Ещё в пору учёбы в Инсбрукском медицинском университете Арнольд проявил интерес к неврологии и психиатрии. Единственное, в чём он тогда сомневался, что из этих двух дисциплин выбрать в качестве своей будущей профессии. Когда-же он увлёкся так называемыми пограничными состояниями, всё для него стало предельно ясно.
Русская пациентка Светлана, которая вместе с родителями приходила на ознакомительную беседу несколько дней назад, была записана на сегодняшний приём первой. Девушка страдала от сильного комплекс вины и в свои годы всё ещё эмоционально зависела от матери. У той оказались более серьёзные проблемы, и потому женщина нуждалась в дополнительной консультации у профессора. Отец Светланы, Александр Георгиевич, сопровождавший своих дам, оказался, по счастью здоров, и был лишь сильно морально измучен ежедневными тревогами. «Moralisch erschöpft», написал врач свой вывод и отложил карточку Александра Георгиевича в сторону.
Арнольд наметил план беседы со Светланой и вошёл в кабинет, где она уже сидела на бархатном диванчике нежно-лилового цвета. Поздоровавшись, он сел напротив неё и открыл свой блокнот с пометками. Предупредив, что его вопросы могут выходить за рамки здоровья и касаться жизни и привычек всей семьи, он спросил:
– Где вы учились немецкому?
– Сначала в школе, потом в институте, – ответила пациентка.
– Вы применяете его в повседневной жизни?
– Нет. Хотя, да! Иногда мы с папой говорим по-немецки дома.
– Для чего? – удивился доктор.
– Больше для шутки. Это как соревнование – кто лучше знает язык, что ли.
– Вы папина или мамина дочка?
– Больше папина.
– Чем вы это объясняете?
– Думаю, болезнью мамы. Когда у неё начинается обострение, она уходит в себя и надолго от нас отстраняется.
– Что вы помните о том эпизоде, когда вы ребёнком упали в воду?
– Ничего. Белый лист.
– Вы боитесь воды?
– Нет.
– Опишите ваш самый счастливый день из прошлого, – попросил док.

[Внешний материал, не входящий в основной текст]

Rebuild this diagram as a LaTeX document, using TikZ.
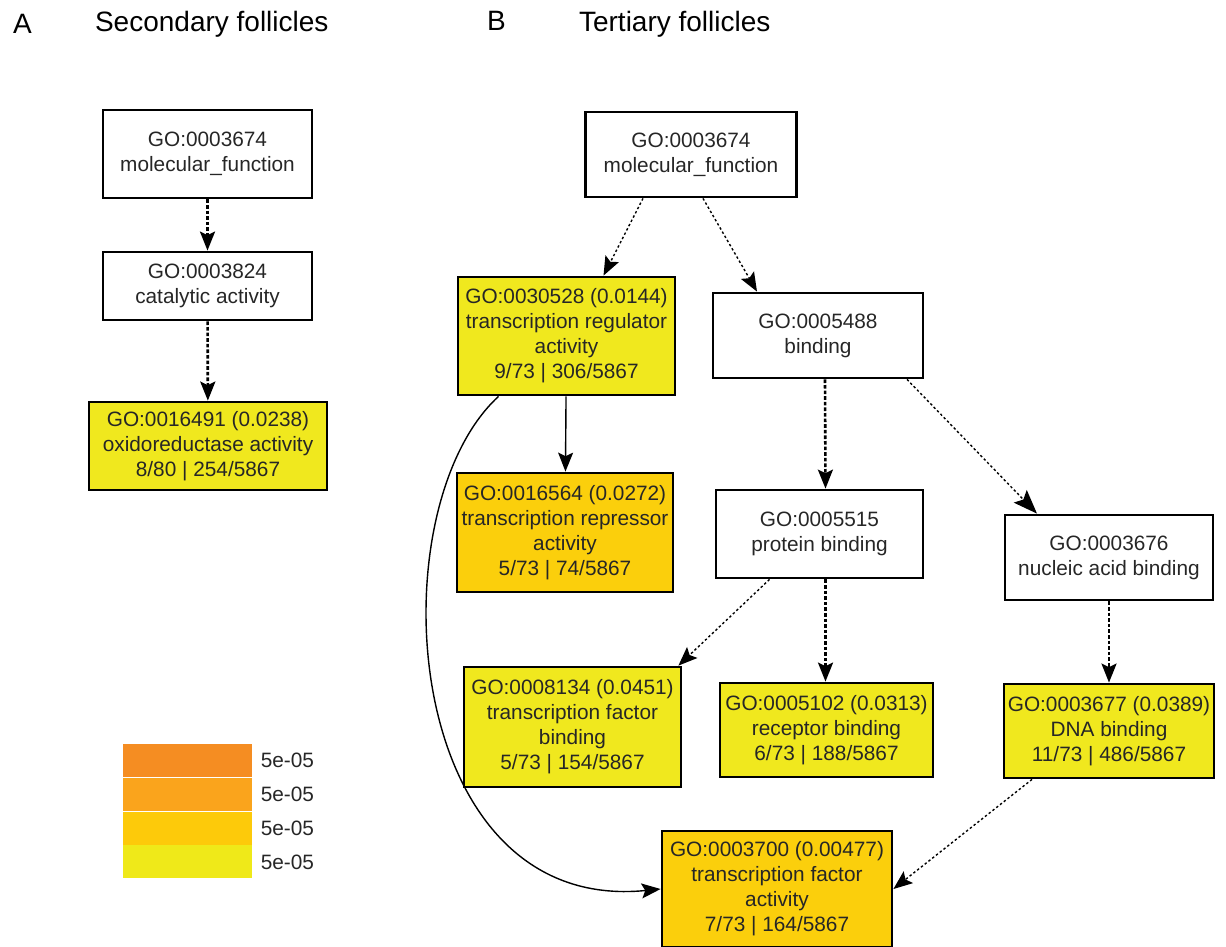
\documentclass[tikz,border=0pt]{standalone}
\usepackage{fontspec}
\setmainfont{Liberation Sans}
\usetikzlibrary{arrows.meta,positioning}
\definecolor{goyellow}{HTML}{F0E81E}
\definecolor{gogold}{HTML}{FBCF0C}
\definecolor{leg1}{HTML}{F58D22}
\definecolor{leg2}{HTML}{FAA41C}
\definecolor{leg3}{HTML}{FDCA0A}
\definecolor{leg4}{HTML}{EFE919}
\definecolor{gotext}{HTML}{262626}

\begin{document}
\begin{tikzpicture}
  [x=0.5pt,y=-0.5pt,font=\fontsize{10.4}{12.5}\selectfont]
      \tikzstyle{go_box} = [draw=black, line width=1.4pt, inner sep=0pt, align=center, text=gotext]
      \tikzstyle{edge_dot} = [draw=black, line width=0.7pt, dash pattern=on 1.2pt off 1.2pt, -{Stealth[length=9.5pt,width=7.5pt,inset=1.8pt]}]
      \tikzstyle{edge_bold} = [draw=black, line width=1.3pt, dash pattern=on 1.8pt off 1pt, -{Stealth[length=9.5pt,width=7.5pt,inset=1.8pt]}]
      \tikzstyle{edge_solid} = [draw=black, line width=0.7pt, -{Stealth[length=9.5pt,width=7.5pt,inset=1.8pt]}]
      \tikzstyle{leg_band} = [inner sep=0pt, minimum width=64.5pt, minimum height=16.5pt]
  \useasboundingbox (0,0) rectangle (1226,947);
  % titles
  \node[anchor=west, font=\fontsize{14}{16}\selectfont] (ta) at (6,24) {A};
  \node[anchor=west, font=\fontsize{14}{16}\selectfont] (tsec) at (88,24) {Secondary follicles};
  \node[anchor=west, font=\fontsize{14}{16}\selectfont] (tb) at (480,21) {B};
  \node[anchor=west, font=\fontsize{14}{16}\selectfont] (tter) at (572,24) {Tertiary follicles};
  % secondary follicles
  \node[go_box, minimum width=104.5pt, minimum height=44pt] (a0) at (207.5,154) {GO:0003674\\molecular\_function};
  \node[go_box, minimum width=104.5pt, minimum height=34pt] (a1) at (207.5,286) {GO:0003824\\catalytic activity};
  \node[go_box, fill=goyellow, minimum width=119pt, minimum height=44pt] (a2) at (208,446) {GO:0016491 (0.0238)\\oxidoreductase activity\\8/80 | 254/5867};
  \draw[edge_bold] (a0) -- (a1);
  \draw[edge_bold] (a1) -- (a2);
  % tertiary follicles
  \node[go_box, minimum width=105.5pt, minimum height=42.5pt] (b0) at (691,154.5) {GO:0003674\\molecular\_function};
  \node[go_box, fill=goyellow, minimum width=108.5pt, minimum height=59pt] (b1) at (566.5,336) {GO:0030528 (0.0144)\\transcription regulator\\activity\\9/73 | 306/5867};
  \node[go_box, minimum width=105pt, minimum height=42.5pt] (b2) at (818,335.5) {GO:0005488\\binding};
  \node[go_box, fill=gogold, minimum width=108pt, minimum height=59.5pt] (b3) at (565,532.5) {GO:0016564 (0.0272)\\transcription repressor\\activity\\5/73 | 74/5867};
  \node[go_box, minimum width=103.5pt, minimum height=44pt] (b4) at (819.5,534) {GO:0005515\\protein binding};
  \node[go_box, minimum width=104pt, minimum height=42.5pt] (b5) at (1109,557.5) {GO:0003676\\nucleic acid binding};
  \node[go_box, fill=goyellow, minimum width=108.5pt, minimum height=60pt] (b6) at (572.5,727) {GO:0008134 (0.0451)\\transcription factor\\binding\\5/73 | 154/5867};
  \node[go_box, fill=goyellow, minimum width=106.5pt, minimum height=47pt] (b7) at (826.5,730) {GO:0005102 (0.0313)\\receptor binding\\6/73 | 188/5867};
  \node[go_box, fill=goyellow, minimum width=105pt, minimum height=47pt] (b8) at (1109,731) {GO:0003677 (0.0389)\\DNA binding\\11/73 | 486/5867};
  \node[go_box, fill=gogold, minimum width=115pt, minimum height=58pt] (b9) at (777,889) {GO:0003700 (0.00477)\\transcription factor\\activity\\7/73 | 164/5867};
  \draw[edge_dot] ([xshift=-24pt]b0.south) -- ([xshift=18.5pt]b1.north);
  \draw[edge_dot] ([xshift=6pt]b0.south) -- ([xshift=-30.5pt]b2.north);
  \draw[edge_solid] (b1) -- (b3);
  \draw[edge_solid] ([xshift=-34pt]b1.south) .. controls (375,510) and (400,915) .. (b9.west);
  \draw[edge_bold] ([xshift=3.5pt]b2.south) -- ([xshift=3pt]b4.north);
  \draw[edge_dot, -{Stealth[length=12pt,width=9pt,inset=2.2pt]}] ([xshift=44.5pt]b2.south) -- ([xshift=-36pt]b5.north);
  \draw[edge_dot] ([xshift=-25pt]b4.south) -- ([xshift=-2pt]b6.north east);
  \draw[edge_bold] ([xshift=3pt]b4.south) -- ([xshift=-0.5pt]b7.north);
  \draw[edge_bold] (b5) -- (b8);
  \draw[edge_dot] ([xshift=-38.5pt]b8.south) -- (b9.east);
  % legend
  \node[leg_band, fill=leg1] (l1) at (187.5,760.5) {};
  \node[leg_band, fill=leg2, below=0pt of l1] (l2) {};
  \node[leg_band, fill=leg3, below=0pt of l2] (l3) {};
  \node[leg_band, fill=leg4, below=0pt of l3] (l4) {};
  \node[right=4pt of l1, inner sep=0pt, text=gotext] (t1) {5e-05};
  \node[right=4pt of l2, inner sep=0pt, text=gotext] (t2) {5e-05};
  \node[right=4pt of l3, inner sep=0pt, text=gotext] (t3) {5e-05};
  \node[right=4pt of l4, inner sep=0pt, text=gotext] (t4) {5e-05};
\end{tikzpicture}
\end{document}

– Это был летний день, очень тёплый и солнечный, – ответила девушка, почти не задумываясь. – Мне было тогда лет пять-шесть. Мы с папой сидели на веранде, где мама варила вишнёвое варенье без косточек.
– Без косточек? – зачем-то уточнил Арнольд.
– Ну да. С косточками получается совсем другой вкус. Так вот, мы с папой давили вишню, вытаскивали косточки, откладывая их в сторону, и бросали раздавленные ягоды в большой эмалированный таз. Тот стоял на огне –керосинке – если вам это о чём-то говорит. Мама добавляла в ягоды сахар и, непрерывно мешая их большой деревянной ложкой, доводила до кипения и затем собирала нам в чашки ярко-розовую пенку…Она ужасно вкусная, эта пенка. Мы с папой тут же съедали её и просили добавки.
– Какими были ваши родители в этот день?
– Очень счастливыми. Молодыми и весёлыми. Мама беспрестанно смеялась, отец шутил.
– Это было до или после «того инцидента» с водой?
– Не знаю. Я ведь абсолютно не помню «тот инцидент».
По своей физиологии Ребекка была «жаворонком», вставала в пол-седьмого утра и продуктивно работала до обеда. С двенадцати её энергетический потенциал заметно падал, и чтобы продолжать писать, она подбадривала себя крепким кофе и сигаретами. Стресс из-за плотного графика и дёрганого характера своей заказчицы не прошёл для девушки даром. Оказавшись в пансионе пани Ванды, она почувствовала, как вымоталась за эти три года, и поняла, что больше нельзя насиловать свой организм. «Буду слушать себя и писать лишь в часы, когда это доставляет мне удовольствие!» – решила Ребекка и почувствовала от этого невероятное облегчение.
Проснувшись затемно, она первым делом набросала в блокноте услышанную вчера вечером историю Линды, и подумала, что было бы неплохо попозже наведаться к ней и расспросить, чем же закончилось дело. А пока она села к машинке, и новый роман в момент поглотил её. Громкий стук в дверь, которая в туже секунду распахнулась, вновь, как вчера, оторвал девушку от текста. Поймав вдохновение, она не заметила, как рассвело, и мельком взглянув на часы, удивилось, как быстро пролетело время. Было уже 9.15. Ребекка повернулась к двери и увидела вчерашнего мальчика.